You can buy crushed oreos - they come in different "grinds" much like chopped heath bar does. Do you have a Restaurant Depot or other distributor near you? Or if you don't need all that much and you are buying cookies retail, you can scrape off the filling and just use a food processor


----------



## harpua (May 4, 2005)

chefpeon said:


> Can I ask why it's not possible to use crushed cookies as nearly everyone else does?


If you dissect a Hershey's cookies and cream bar, they are little round bits, not crushed. Every size is the same. It affects the way it eats.


----------



## chefpeon (Jun 14, 2006)

harpua said:


> If you dissect a Hershey's cookies and cream bar, they are little round bits, not crushed. Every size is the same. It affects the way it eats.

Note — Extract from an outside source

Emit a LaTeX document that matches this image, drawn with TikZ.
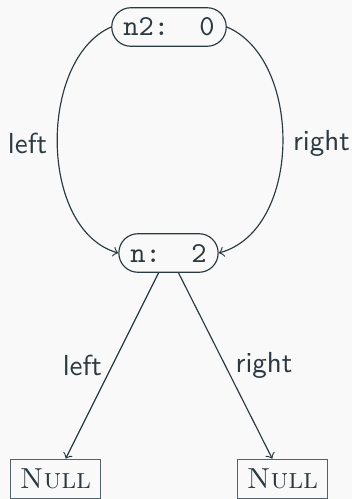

Well, considering that Hershey is a multinational company that also makes cookies, it would seem they would easily be able to make teeny tiny cookies for their cookies and cream bar without negatively affecting food cost.

But a small business? I'd think the only way to get teeny tiny cookies for chocolate bars in a cost-effective way would be to buy them pre-made wholesale. Perhaps they exist, I don't know. But if that small business were to try to make them themselves, the cost to produce would add enough to the overall cost that the bars may end up being cost-prohibitive to the business and the consumer. I can't imagine the difference between eating teeny tiny cookies vs. crushed is going to tip the scale in favor of doing them that way.


----------



## phatch (Mar 29, 2002)

What about making a cookie batter in the style of Tenkasu--tempura bits. A dribbled stream, somewhat self-spherification in the oil. You could screen it to size as needed


----------



## retiredbaker (Dec 29, 2019)

harpua said:


> If you dissect a Hershey's cookies and cream bar, they are little round bits, not crushed. Every size is the same. It affects the way it eats.


freeze the batter and run it through a grater, that should give you little pellets the size of a rice crispy.


----------